公金支出の不正追及にはどんな方法がありますか
行政訴訟・住民訴訟
Q.公金支出に不正があると思われます。不正の追及にはどんな方法がありますか?
A.公金の支出に不正があった場合、住民監査請求を行ってその不正を追及することができます。この住民監査請求は、地方自治体の長や職員の違法・不当な行為により地方自治体に損害が出たり、損害の出るおそれがある場合、住民が監査委員に対し、損害の回復あるいは防止するための措置を請求する制度です(地方自治法242条1項)。

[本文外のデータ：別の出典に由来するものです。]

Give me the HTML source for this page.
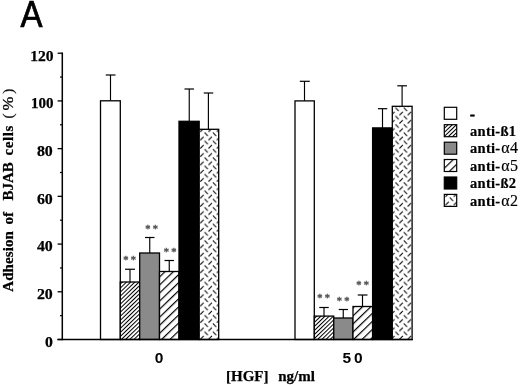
<!DOCTYPE html>
<html><head><meta charset="utf-8"><title>A</title>
<style>
html,body{margin:0;padding:0;background:#fff;}
body{width:520px;height:385px;overflow:hidden;}
svg{display:block;}
.tb{font-family:"Liberation Serif","Times New Roman",serif;font-weight:bold;font-size:15px;fill:#000;stroke:#000;stroke-width:0.25px;}
.lg{font-family:"Liberation Serif","Times New Roman",serif;font-weight:bold;font-size:14.5px;fill:#000;letter-spacing:0.3px;stroke:#000;stroke-width:0.2px;}
.sb{font-family:"Liberation Sans",Arial,sans-serif;font-weight:bold;font-size:14.5px;fill:#000;}
.sym{font-family:"Liberation Serif","Times New Roman",serif;font-weight:normal;font-size:16px;stroke-width:0.15px;}
.st{font-family:"DejaVu Sans",sans-serif;font-weight:bold;font-size:9px;fill:#585858;stroke:#585858;stroke-width:0.45px;letter-spacing:2.9px;}
</style></head><body>
<svg width="520" height="385" viewBox="0 0 520 385">
<defs>
<pattern id="h1" patternUnits="userSpaceOnUse" width="2.9" height="2.9" patternTransform="translate(119.95,287.74) rotate(-44)">
<rect x="0" y="0" width="2.9" height="1.0" fill="#000"/></pattern>
<pattern id="h2" patternUnits="userSpaceOnUse" width="5.8" height="5.8" patternTransform="translate(159.08,292.67) rotate(-44)">
<rect x="0" y="0" width="5.8" height="1.2" fill="#000"/></pattern>
<pattern id="h2l" patternUnits="userSpaceOnUse" width="5.8" height="5.8" patternTransform="translate(444.38,167.27) rotate(-44)">
<rect x="0" y="0" width="5.8" height="1.2" fill="#000"/></pattern>
<pattern id="dp" patternUnits="userSpaceOnUse" width="8.3" height="8.3" x="200" y="132.2">
<path d="M4.55 0.45 L7.85 3.75 M0.35 7.85 L3.65 4.55" stroke="#000" stroke-width="1.0" fill="none"/></pattern>
<pattern id="dp2" patternUnits="userSpaceOnUse" width="8.3" height="8.3" x="445.2" y="197.2">
<path d="M4.55 0.45 L7.85 3.75 M0.35 7.85 L3.65 4.55" stroke="#000" stroke-width="1.0" fill="none"/></pattern>
</defs>
<rect width="520" height="385" fill="#fff"/>
<text x="20.4" y="26.6" textLength="22" lengthAdjust="spacingAndGlyphs" style="font-family:'Liberation Sans',Arial,sans-serif;font-size:36.5px;fill:#000;stroke:#000;stroke-width:0.7px">A</text>
<line x1="110.5" y1="75" x2="110.5" y2="100.8" stroke="#000" stroke-width="1.15"/><line x1="105.75" y1="75" x2="115.5" y2="75" stroke="#000" stroke-width="1.2"/><rect x="100.5" y="100.8" width="19.8" height="238.7" fill="#fff" stroke="#000" stroke-width="1.3"/>
<line x1="130" y1="269.25" x2="130" y2="282" stroke="#000" stroke-width="1.15"/><line x1="125" y1="269.25" x2="135" y2="269.25" stroke="#000" stroke-width="1.2"/><rect x="120.3" y="282" width="19.4" height="57.5" fill="#fff"/><rect x="120.3" y="282" width="19.4" height="57.5" fill="url(#h1)" stroke="#000" stroke-width="1.3"/>
<line x1="149.75" y1="237.5" x2="149.75" y2="253" stroke="#000" stroke-width="1.15"/><line x1="145" y1="237.5" x2="154.5" y2="237.5" stroke="#000" stroke-width="1.2"/><rect x="139.7" y="253" width="19.8" height="86.5" fill="#8a8a8a" stroke="#000" stroke-width="1.3"/>
<line x1="169.25" y1="260.5" x2="169.25" y2="271.5" stroke="#000" stroke-width="1.15"/><line x1="164.5" y1="260.5" x2="174" y2="260.5" stroke="#000" stroke-width="1.2"/><rect x="159.5" y="271.5" width="19.5" height="68" fill="#fff"/><rect x="159.5" y="271.5" width="19.5" height="68" fill="url(#h2)" stroke="#000" stroke-width="1.3"/>
<line x1="189.25" y1="89" x2="189.25" y2="121.3" stroke="#000" stroke-width="1.15"/><line x1="184.5" y1="89" x2="194" y2="89" stroke="#000" stroke-width="1.2"/><rect x="179" y="121.3" width="20.2" height="218.2" fill="#000" stroke="#000" stroke-width="1.3"/>
<line x1="208.4" y1="93" x2="208.4" y2="129.3" stroke="#000" stroke-width="1.15"/><line x1="203.75" y1="93" x2="213.25" y2="93" stroke="#000" stroke-width="1.2"/><rect x="199.2" y="129.3" width="19.5" height="210.2" fill="#fff"/><rect x="199.2" y="129.3" width="19.5" height="210.2" fill="url(#dp)" stroke="#000" stroke-width="1.3"/>
<line x1="304.5" y1="81.3" x2="304.5" y2="100.9" stroke="#000" stroke-width="1.15"/><line x1="299.8" y1="81.3" x2="309.8" y2="81.3" stroke="#000" stroke-width="1.2"/><rect x="295" y="100.9" width="19.3" height="238.6" fill="#fff" stroke="#000" stroke-width="1.3"/>
<line x1="324" y1="307.5" x2="324" y2="316.1" stroke="#000" stroke-width="1.15"/><line x1="319.25" y1="307.5" x2="328.75" y2="307.5" stroke="#000" stroke-width="1.2"/><rect x="314.3" y="316.1" width="19.45" height="23.4" fill="#fff"/><rect x="314.3" y="316.1" width="19.45" height="23.4" fill="url(#h1)" stroke="#000" stroke-width="1.3"/>
<line x1="343.25" y1="309.5" x2="343.25" y2="318" stroke="#000" stroke-width="1.15"/><line x1="338.75" y1="309.5" x2="348" y2="309.5" stroke="#000" stroke-width="1.2"/><rect x="333.75" y="318" width="19.25" height="21.5" fill="#8a8a8a" stroke="#000" stroke-width="1.3"/>
<line x1="362.5" y1="295" x2="362.5" y2="306.5" stroke="#000" stroke-width="1.15"/><line x1="357.75" y1="295" x2="367.5" y2="295" stroke="#000" stroke-width="1.2"/><rect x="353" y="306.5" width="19.6" height="33" fill="#fff"/><rect x="353" y="306.5" width="19.6" height="33" fill="url(#h2)" stroke="#000" stroke-width="1.3"/>
<line x1="382.5" y1="108.7" x2="382.5" y2="127.9" stroke="#000" stroke-width="1.15"/><line x1="377.9" y1="108.7" x2="387.3" y2="108.7" stroke="#000" stroke-width="1.2"/><rect x="372.6" y="127.9" width="19.7" height="211.6" fill="#000" stroke="#000" stroke-width="1.3"/>
<line x1="402.1" y1="85.8" x2="402.1" y2="106.3" stroke="#000" stroke-width="1.15"/><line x1="397.3" y1="85.8" x2="407" y2="85.8" stroke="#000" stroke-width="1.2"/><rect x="392.3" y="106.3" width="19.8" height="233.2" fill="#fff"/><rect x="392.3" y="106.3" width="19.8" height="233.2" fill="url(#dp)" stroke="#000" stroke-width="1.3"/>
<line x1="62.3" y1="52.5" x2="62.3" y2="340.3" stroke="#000" stroke-width="1.5"/><line x1="57.4" y1="339.5" x2="412.8" y2="339.5" stroke="#000" stroke-width="1.6"/><line x1="57.6" y1="53.2" x2="62.3" y2="53.2" stroke="#000" stroke-width="1.3"/><text class="tb" x="30.2" y="60.5" textLength="23.4" lengthAdjust="spacingAndGlyphs">120</text><line x1="60" y1="77.06" x2="62.3" y2="77.06" stroke="#000" stroke-width="1.2"/><line x1="57.6" y1="100.92" x2="62.3" y2="100.92" stroke="#000" stroke-width="1.3"/><text class="tb" x="31.1" y="108.22" textLength="22.5" lengthAdjust="spacingAndGlyphs">100</text><line x1="60" y1="124.78" x2="62.3" y2="124.78" stroke="#000" stroke-width="1.2"/><line x1="57.6" y1="148.63" x2="62.3" y2="148.63" stroke="#000" stroke-width="1.3"/><text class="tb" x="36.9" y="155.93" textLength="15.9" lengthAdjust="spacingAndGlyphs">80</text><line x1="60" y1="172.49" x2="62.3" y2="172.49" stroke="#000" stroke-width="1.2"/><line x1="57.6" y1="196.35" x2="62.3" y2="196.35" stroke="#000" stroke-width="1.3"/><text class="tb" x="36.9" y="203.65" textLength="15.9" lengthAdjust="spacingAndGlyphs">60</text><line x1="60" y1="220.21" x2="62.3" y2="220.21" stroke="#000" stroke-width="1.2"/><line x1="57.6" y1="244.07" x2="62.3" y2="244.07" stroke="#000" stroke-width="1.3"/><text class="tb" x="36.9" y="251.37" textLength="15.9" lengthAdjust="spacingAndGlyphs">40</text><line x1="60" y1="267.93" x2="62.3" y2="267.93" stroke="#000" stroke-width="1.2"/><line x1="57.6" y1="291.78" x2="62.3" y2="291.78" stroke="#000" stroke-width="1.3"/><text class="tb" x="36.9" y="299.08" textLength="15.9" lengthAdjust="spacingAndGlyphs">20</text><line x1="60" y1="315.64" x2="62.3" y2="315.64" stroke="#000" stroke-width="1.2"/><line x1="57.6" y1="339.5" x2="62.3" y2="339.5" stroke="#000" stroke-width="1.3"/><text class="tb" x="44.92" y="346.8" textLength="7.88" lengthAdjust="spacingAndGlyphs">0</text>
<text class="st" x="123.4" y="262.8">**</text><text class="st" x="145.4" y="232.4">**</text><text class="st" x="163.9" y="255.1">**</text><text class="st" x="317.5" y="300.7">**</text><text class="st" x="336.9" y="303.7">**</text><text class="st" x="356.5" y="288.2">**</text>
<text class="sb" x="154.8" y="363.2" style="font-size:15.5px">0</text><text class="sb" x="342.6" y="363.2" style="font-size:15.5px;letter-spacing:2.9px">50</text><text class="tb" y="380.9"><tspan x="226">[HGF] </tspan><tspan x="278.2">ng/ml</tspan></text><text class="tb" transform="translate(13.1,291.8) rotate(-90)"><tspan x="0" style="letter-spacing:0.1px">Adhesion </tspan><tspan x="67.3">of </tspan><tspan x="91.3">BJAB </tspan><tspan x="136.3" style="letter-spacing:0.6px">cells </tspan><tspan x="173.3" style="font-weight:normal">(</tspan><tspan x="181.2" style="font-size:13.6px;font-weight:normal" textLength="13.8" lengthAdjust="spacingAndGlyphs">%</tspan><tspan x="198" style="font-weight:normal">)</tspan></text>
<rect x="444.3" y="107.3" width="12.4" height="12" fill="#fff" stroke="#000" stroke-width="1.2"/><text class="lg" x="470" y="118.5"><tspan style="stroke-width:0.7px">-</tspan></text>
<rect x="444.3" y="124.7" width="12.4" height="12" fill="#fff"/><rect x="444.3" y="124.7" width="12.4" height="12" fill="url(#h1)" stroke="#000" stroke-width="1.2"/><text class="lg" x="470" y="135.9">anti-ß1</text>
<rect x="444.3" y="142.2" width="12.4" height="12" fill="#8a8a8a" stroke="#000" stroke-width="1.2"/><text class="lg" x="470" y="153.4">anti-<tspan class="sym" dx="0.8">α4</tspan></text>
<rect x="444.3" y="159.5" width="12.4" height="12" fill="#fff"/><rect x="444.3" y="159.5" width="12.4" height="12" fill="url(#h2l)" stroke="#000" stroke-width="1.2"/><text class="lg" x="470" y="170.7">anti-<tspan class="sym" dx="0.8">α5</tspan></text>
<rect x="444.3" y="177" width="12.4" height="12" fill="#000" stroke="#000" stroke-width="1.2"/><text class="lg" x="470" y="188.2">anti-ß2</text>
<rect x="444.3" y="194.4" width="12.4" height="12" fill="#fff"/><rect x="444.3" y="194.4" width="12.4" height="12" fill="url(#dp2)" stroke="#000" stroke-width="1.2"/><text class="lg" x="470" y="205.6">anti-<tspan class="sym" dx="0.8">α2</tspan></text>
</svg>
</body></html>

例えば、新聞報道で談合などの事実を知った場合や情報公開請求をして公金の不正支出を知った場合に、違法・不当な行為の是正を求めて住民監査請求を行うケースが多くあります。請求の内容としては、「公金の不正支出により自治体に損害が発生したので関係職員に対し損害を補填させるなどの措置を求める」という請求を行うことになります。
住民監査請求には、請求のできる期間に制限があります(地方自治法242条2項)。当該違法不当な行為(「財務会計行為」といいます)があってから1年以内に請求できるのが原則です。財務会計行為があってから1年を過ぎている場合は、通常の人であれば事実を知りうる時から2カ月以内には住民監査請求する必要があります。この場合には財務会計行為があってから1年以内には知りえなかったことに「正当理由」が必要です。
最高裁判所は近年、請求の門戸を拡げ、行政機関が職員や第三者に対し損害賠償請求が可能であるのに請求をしていない事実(「怠る事実」といいます)がある場合には、住民監査請求期間の期間制限には服しないとしました。また、1年以内に財務会計行為を知ることができなかった理由としては、特にその違法不当な行為が秘密裏に行われたという事情は必要ではなく、通常の人であれば知ることができなかった事情で足りるとしました。